Tuesday, May 27, 2003

9 More Days before I leave for Wisconsin and "The Lake"

I forgot that today wasn't Monday. It's Tuesday. Yesterday wasn't Sunday, it was Monday. Yesterday was Monday. Today is Tuesday. This may seem repetitive but I need to keep repeating this until my mind grasps this concept. I often face this problem when there is a three-day weekend. It takes me a while to get myself back into the proper mindset. Today is Tuesday. It's laundry day. I now have to gather all the laundry from all the hidden corners of the house, sort by color, and then start my first load. My son is the one that reminded me that today was Tuesday. He told me that his dirty laundry was in his basket, on the chair in his room and that he couldn't find his wallet.

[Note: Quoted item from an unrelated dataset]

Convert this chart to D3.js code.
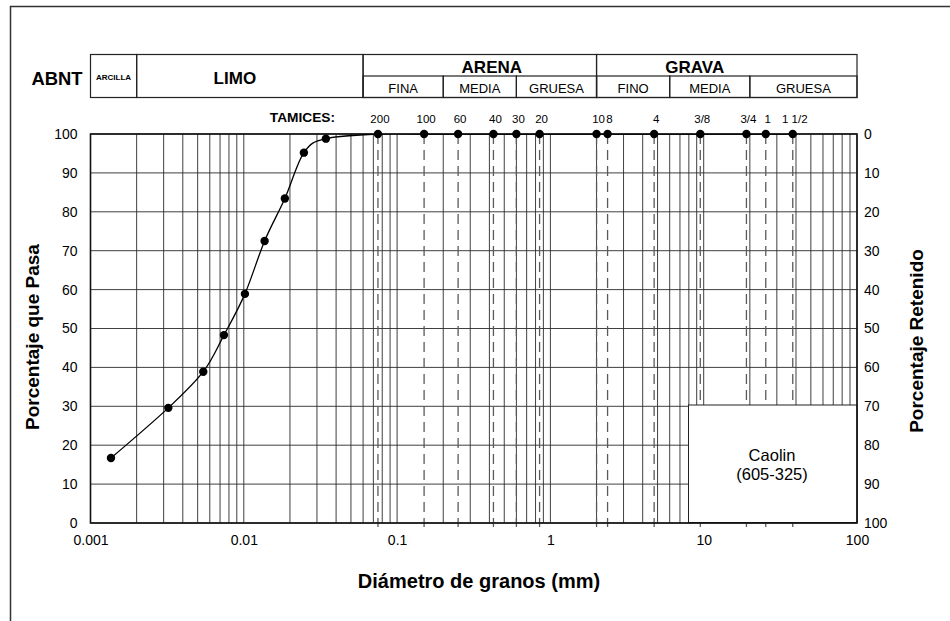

He tells me all this as he's racing out the door so he can catch his bus. I'm still in shock that he not only remembered that it's Tuesday (I didn't) but that he managed to collect all of his dirty laundry and put it in a basket. I better check the pockets of his jeans for his wallet. Tuesday is my laundry day. I always do laundry on Tuesday. Always. I refuse to ruin my whole week doing one load one day, half a load the next day and a couple of loads the next. If the clothes aren't available for me to wash on a Tuesday, they won't get washed until the next Tuesday. Consistancy is key. Laundry doesn't take a holiday. If Laundry Day falls on a holiday, laundry gets done. I suppose that's why my son remembered that today is Tuesday...or maybe he just ran out of clean underware. There are exceptions to every rule. If I'm halfway to or from Wisconsin, I don't search out a laundromat to do the laundry. I may be set in my ways but I'm not crazy. I'm going to go and do laundry now. But first I'd better go get a cup of coffee so I don't hurt anyone.

*****

Cliche of the Day

Babble Like a Brook. Chatter enthusiastically and perhaps rather incoherently. Thomas Gray's "Elegy Written in a Country Churchyard" speaks of "the brook that babbles by." The phrase is onomatopoetic, that is, the words as spoken resemble the sound of a running brook. A person chattering aimlessly on sounds somewhat the same.